(Entries with chart source code)
※
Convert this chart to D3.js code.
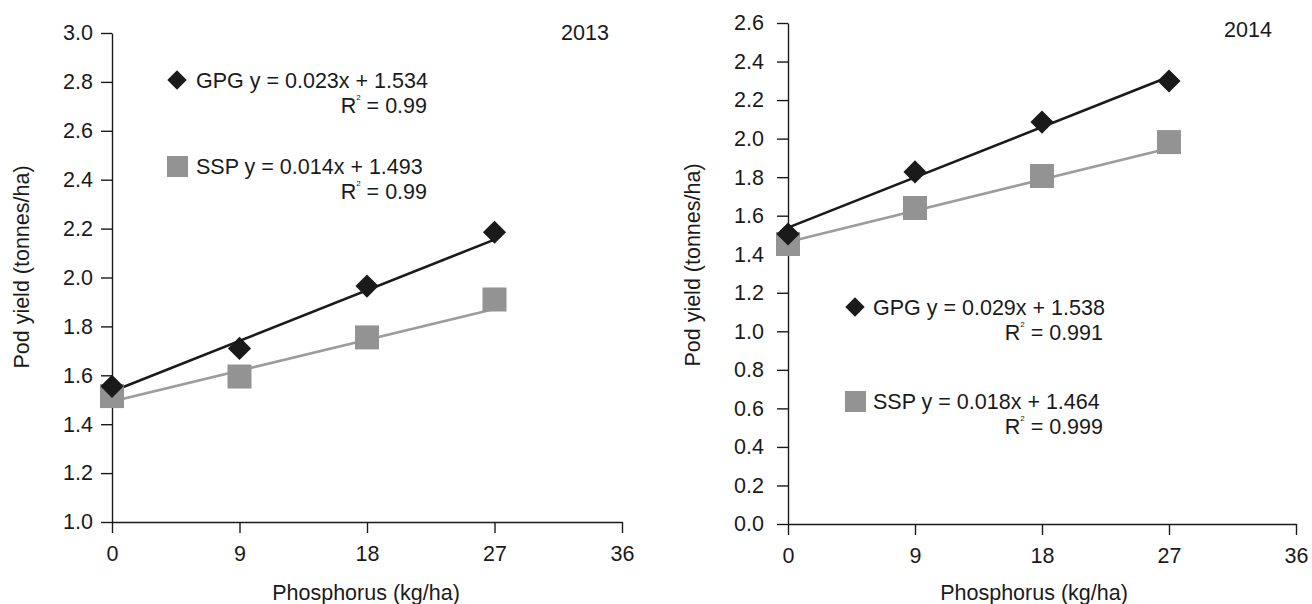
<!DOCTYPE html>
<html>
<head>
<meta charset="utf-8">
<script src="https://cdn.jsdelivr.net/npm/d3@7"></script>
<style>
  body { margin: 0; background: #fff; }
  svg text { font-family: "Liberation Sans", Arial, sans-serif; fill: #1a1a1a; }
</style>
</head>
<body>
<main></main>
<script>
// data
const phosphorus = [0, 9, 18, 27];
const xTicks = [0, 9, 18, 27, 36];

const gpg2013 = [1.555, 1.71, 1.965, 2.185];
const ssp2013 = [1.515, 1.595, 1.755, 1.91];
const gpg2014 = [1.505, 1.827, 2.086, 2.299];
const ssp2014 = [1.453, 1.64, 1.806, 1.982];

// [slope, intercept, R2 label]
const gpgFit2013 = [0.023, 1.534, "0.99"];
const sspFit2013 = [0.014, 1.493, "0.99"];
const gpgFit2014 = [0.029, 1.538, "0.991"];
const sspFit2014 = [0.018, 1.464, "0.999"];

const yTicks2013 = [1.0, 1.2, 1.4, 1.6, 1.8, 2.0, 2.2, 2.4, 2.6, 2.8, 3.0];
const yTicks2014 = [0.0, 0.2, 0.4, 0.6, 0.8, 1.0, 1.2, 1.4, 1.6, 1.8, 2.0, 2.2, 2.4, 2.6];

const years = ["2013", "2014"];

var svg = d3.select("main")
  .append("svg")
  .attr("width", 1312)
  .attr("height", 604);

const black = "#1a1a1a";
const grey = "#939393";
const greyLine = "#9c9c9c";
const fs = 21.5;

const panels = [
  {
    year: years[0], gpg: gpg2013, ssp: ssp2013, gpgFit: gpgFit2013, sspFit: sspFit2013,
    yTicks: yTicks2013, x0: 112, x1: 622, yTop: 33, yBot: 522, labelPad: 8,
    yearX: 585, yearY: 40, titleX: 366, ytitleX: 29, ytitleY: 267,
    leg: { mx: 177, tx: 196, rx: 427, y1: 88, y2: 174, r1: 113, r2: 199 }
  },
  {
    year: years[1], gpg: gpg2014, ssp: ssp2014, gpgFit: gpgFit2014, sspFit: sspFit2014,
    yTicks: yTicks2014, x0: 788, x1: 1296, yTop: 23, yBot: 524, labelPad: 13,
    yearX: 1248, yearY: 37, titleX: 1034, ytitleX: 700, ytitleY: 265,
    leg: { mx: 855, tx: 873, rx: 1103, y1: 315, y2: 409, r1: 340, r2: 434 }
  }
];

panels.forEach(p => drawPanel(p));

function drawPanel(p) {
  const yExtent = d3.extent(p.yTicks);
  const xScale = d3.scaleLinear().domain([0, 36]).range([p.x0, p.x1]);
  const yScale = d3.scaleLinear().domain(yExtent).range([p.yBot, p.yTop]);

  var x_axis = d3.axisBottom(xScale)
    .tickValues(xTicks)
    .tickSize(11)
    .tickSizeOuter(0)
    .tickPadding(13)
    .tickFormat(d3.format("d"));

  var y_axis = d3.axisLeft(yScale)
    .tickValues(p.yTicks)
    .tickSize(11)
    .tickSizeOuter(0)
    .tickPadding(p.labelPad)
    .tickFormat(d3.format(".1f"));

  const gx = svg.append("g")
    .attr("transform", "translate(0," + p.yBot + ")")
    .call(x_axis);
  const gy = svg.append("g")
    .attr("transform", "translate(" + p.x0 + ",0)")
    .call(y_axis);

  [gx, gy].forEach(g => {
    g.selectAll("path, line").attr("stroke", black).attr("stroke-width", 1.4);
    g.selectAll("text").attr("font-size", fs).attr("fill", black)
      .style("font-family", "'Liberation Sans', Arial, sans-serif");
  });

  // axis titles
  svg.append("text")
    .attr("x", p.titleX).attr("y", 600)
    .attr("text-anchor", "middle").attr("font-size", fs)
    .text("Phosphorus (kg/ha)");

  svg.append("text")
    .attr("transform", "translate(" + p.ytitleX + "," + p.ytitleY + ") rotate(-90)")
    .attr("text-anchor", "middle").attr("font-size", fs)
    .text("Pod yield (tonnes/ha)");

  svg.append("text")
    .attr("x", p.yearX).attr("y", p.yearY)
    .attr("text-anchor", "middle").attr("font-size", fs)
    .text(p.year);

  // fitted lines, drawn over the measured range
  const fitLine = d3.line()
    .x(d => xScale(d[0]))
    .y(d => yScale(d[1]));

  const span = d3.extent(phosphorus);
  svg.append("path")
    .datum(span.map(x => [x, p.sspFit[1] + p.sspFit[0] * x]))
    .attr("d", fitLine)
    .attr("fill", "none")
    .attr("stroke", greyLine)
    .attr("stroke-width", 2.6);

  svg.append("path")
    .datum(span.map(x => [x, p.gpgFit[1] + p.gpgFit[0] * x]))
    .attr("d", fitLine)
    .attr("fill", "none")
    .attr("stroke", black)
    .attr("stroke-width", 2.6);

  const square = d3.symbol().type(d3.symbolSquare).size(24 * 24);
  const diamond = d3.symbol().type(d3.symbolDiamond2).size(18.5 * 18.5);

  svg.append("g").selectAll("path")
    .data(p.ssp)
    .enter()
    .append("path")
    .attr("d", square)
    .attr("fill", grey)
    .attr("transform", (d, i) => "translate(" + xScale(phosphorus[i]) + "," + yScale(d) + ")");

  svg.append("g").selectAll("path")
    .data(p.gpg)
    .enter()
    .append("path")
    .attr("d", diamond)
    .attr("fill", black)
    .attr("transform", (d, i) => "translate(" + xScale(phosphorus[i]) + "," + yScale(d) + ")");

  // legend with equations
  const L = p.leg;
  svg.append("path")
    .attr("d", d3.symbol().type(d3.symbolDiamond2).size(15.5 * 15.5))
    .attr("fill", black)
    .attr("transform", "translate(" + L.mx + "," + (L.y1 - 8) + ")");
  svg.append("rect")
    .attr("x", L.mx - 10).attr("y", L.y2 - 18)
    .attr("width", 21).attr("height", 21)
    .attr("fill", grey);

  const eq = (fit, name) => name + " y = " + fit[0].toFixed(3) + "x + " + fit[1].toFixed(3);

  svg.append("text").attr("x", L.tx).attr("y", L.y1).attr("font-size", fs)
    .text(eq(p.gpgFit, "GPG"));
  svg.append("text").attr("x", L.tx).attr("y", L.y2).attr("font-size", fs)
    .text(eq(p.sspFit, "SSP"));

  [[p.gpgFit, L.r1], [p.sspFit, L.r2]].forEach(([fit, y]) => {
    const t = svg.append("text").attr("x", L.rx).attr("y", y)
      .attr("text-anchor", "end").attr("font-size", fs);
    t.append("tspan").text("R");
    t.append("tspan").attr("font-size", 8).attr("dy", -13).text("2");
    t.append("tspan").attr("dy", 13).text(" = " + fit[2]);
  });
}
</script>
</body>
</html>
※
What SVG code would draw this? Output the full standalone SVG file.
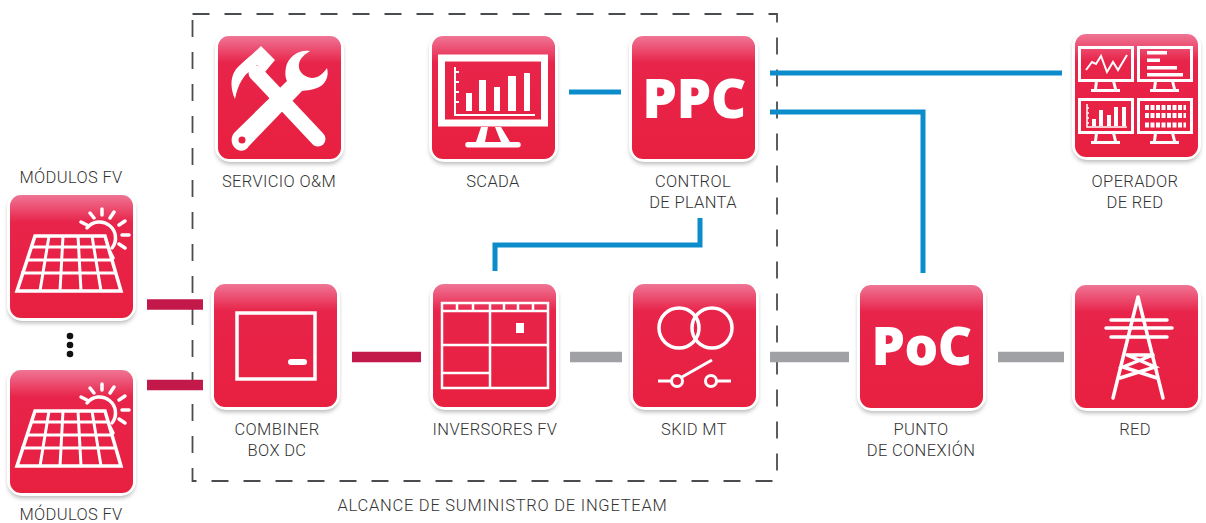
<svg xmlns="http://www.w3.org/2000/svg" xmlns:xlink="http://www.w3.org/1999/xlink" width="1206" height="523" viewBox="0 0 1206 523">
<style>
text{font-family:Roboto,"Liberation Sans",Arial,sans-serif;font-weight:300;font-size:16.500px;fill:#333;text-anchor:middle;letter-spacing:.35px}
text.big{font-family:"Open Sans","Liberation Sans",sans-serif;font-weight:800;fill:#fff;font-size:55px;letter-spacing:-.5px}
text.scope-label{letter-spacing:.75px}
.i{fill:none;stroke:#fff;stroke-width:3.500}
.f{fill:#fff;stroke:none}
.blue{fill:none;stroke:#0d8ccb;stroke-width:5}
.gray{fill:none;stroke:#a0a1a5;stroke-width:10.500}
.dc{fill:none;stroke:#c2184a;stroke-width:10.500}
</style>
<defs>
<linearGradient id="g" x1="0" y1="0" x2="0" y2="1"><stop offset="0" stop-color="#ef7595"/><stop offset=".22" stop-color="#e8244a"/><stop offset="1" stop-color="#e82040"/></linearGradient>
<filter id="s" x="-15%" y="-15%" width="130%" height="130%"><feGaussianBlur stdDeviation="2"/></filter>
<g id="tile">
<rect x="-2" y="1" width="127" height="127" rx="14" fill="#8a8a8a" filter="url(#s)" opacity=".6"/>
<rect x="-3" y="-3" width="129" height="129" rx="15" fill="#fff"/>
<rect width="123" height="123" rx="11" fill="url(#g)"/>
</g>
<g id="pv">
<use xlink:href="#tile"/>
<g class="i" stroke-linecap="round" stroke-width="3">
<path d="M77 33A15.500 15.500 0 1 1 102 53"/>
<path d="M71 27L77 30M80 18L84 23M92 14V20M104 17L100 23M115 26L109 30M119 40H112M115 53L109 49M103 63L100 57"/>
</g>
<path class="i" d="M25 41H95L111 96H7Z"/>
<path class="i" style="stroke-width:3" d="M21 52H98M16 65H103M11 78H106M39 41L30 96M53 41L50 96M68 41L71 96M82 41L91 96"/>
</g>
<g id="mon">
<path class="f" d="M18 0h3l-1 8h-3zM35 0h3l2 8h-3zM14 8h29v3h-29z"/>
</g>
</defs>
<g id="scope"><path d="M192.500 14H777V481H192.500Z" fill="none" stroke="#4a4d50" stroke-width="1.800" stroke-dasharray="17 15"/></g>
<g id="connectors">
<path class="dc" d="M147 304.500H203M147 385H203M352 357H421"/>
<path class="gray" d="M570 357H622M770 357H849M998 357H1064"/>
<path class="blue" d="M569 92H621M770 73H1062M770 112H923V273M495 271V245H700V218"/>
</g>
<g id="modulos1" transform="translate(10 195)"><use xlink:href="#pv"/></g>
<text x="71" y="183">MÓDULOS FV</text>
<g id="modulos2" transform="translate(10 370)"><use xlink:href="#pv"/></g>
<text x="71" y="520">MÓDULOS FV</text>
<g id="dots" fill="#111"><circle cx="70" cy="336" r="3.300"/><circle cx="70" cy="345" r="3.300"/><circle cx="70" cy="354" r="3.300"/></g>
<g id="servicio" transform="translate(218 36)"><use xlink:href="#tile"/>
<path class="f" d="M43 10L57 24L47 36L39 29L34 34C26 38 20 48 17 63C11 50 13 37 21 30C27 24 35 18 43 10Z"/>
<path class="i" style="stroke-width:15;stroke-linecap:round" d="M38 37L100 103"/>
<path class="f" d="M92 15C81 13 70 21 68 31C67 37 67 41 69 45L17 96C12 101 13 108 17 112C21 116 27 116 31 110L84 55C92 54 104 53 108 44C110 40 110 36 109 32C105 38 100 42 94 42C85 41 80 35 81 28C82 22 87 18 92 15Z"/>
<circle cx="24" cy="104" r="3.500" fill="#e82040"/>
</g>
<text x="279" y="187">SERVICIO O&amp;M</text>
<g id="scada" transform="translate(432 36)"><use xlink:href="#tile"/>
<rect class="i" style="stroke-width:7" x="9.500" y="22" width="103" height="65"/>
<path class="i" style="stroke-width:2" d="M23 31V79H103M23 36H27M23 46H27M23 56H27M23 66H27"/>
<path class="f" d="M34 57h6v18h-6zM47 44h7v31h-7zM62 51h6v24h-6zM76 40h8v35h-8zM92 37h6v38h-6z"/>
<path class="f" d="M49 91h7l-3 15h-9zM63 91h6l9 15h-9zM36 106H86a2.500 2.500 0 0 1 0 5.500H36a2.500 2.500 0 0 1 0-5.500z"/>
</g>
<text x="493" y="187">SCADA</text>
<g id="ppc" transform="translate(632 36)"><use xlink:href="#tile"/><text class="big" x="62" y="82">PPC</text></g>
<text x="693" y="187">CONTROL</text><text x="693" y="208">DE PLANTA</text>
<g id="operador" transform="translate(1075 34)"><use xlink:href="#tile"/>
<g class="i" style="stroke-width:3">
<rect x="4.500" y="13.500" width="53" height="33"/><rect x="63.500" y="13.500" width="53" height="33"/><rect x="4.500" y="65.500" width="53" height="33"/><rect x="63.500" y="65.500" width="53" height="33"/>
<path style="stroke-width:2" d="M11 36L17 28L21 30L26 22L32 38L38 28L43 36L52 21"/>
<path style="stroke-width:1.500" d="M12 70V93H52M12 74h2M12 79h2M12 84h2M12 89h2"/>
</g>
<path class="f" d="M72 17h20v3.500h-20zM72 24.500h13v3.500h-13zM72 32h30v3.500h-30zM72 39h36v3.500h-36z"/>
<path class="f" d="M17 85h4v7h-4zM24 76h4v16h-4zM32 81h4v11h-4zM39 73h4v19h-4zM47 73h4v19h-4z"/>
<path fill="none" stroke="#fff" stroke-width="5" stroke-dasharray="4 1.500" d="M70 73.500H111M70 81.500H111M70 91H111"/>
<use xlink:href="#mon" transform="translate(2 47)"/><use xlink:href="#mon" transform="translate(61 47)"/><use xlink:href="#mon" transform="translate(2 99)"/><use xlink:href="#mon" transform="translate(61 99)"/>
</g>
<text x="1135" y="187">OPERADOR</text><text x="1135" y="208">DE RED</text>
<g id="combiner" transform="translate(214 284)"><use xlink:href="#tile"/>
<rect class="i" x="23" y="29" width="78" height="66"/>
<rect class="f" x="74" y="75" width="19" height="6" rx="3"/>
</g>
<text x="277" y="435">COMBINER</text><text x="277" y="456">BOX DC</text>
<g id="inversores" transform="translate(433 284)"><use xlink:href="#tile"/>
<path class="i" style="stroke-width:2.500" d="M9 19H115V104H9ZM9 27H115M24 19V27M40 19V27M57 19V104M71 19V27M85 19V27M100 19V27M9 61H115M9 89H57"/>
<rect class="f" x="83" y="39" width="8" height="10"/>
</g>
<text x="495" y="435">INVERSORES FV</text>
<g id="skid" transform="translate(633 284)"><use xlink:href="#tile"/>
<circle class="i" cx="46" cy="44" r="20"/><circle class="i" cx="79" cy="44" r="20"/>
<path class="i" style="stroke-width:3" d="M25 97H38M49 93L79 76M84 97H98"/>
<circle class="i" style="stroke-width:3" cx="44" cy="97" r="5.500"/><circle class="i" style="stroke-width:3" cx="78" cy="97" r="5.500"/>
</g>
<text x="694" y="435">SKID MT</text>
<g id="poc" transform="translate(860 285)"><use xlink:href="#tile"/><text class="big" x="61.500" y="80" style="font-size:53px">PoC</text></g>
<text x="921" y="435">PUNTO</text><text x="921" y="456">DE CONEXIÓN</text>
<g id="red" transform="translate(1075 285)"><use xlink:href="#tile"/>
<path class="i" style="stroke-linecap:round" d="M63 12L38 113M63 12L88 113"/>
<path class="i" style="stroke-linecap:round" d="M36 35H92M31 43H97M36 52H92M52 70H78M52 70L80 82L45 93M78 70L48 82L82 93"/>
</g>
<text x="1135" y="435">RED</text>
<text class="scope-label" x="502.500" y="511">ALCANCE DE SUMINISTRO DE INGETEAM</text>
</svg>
※
• [Exercise requirements]: Starting at the line that contains "Convert this chart to D3.js code." and ending at the line that contains "const ssp2014 = [1.453, 1.64, 1.806, 1.982];", give the lines again exactly. Do not include the pictures.

• [Reply]:
Convert this chart to D3.js code.
<!DOCTYPE html>
<html>
<head>
<meta charset="utf-8">
<script src="https://cdn.jsdelivr.net/npm/d3@7"></script>
<style>
  body { margin: 0; background: #fff; }
  svg text { font-family: "Liberation Sans", Arial, sans-serif; fill: #1a1a1a; }
</style>
</head>
<body>
<main></main>
<script>
// data
const phosphorus = [0, 9, 18, 27];
const xTicks = [0, 9, 18, 27, 36];

const gpg2013 = [1.555, 1.71, 1.965, 2.185];
const ssp2013 = [1.515, 1.595, 1.755, 1.91];
const gpg2014 = [1.505, 1.827, 2.086, 2.299];
const ssp2014 = [1.453, 1.64, 1.806, 1.982];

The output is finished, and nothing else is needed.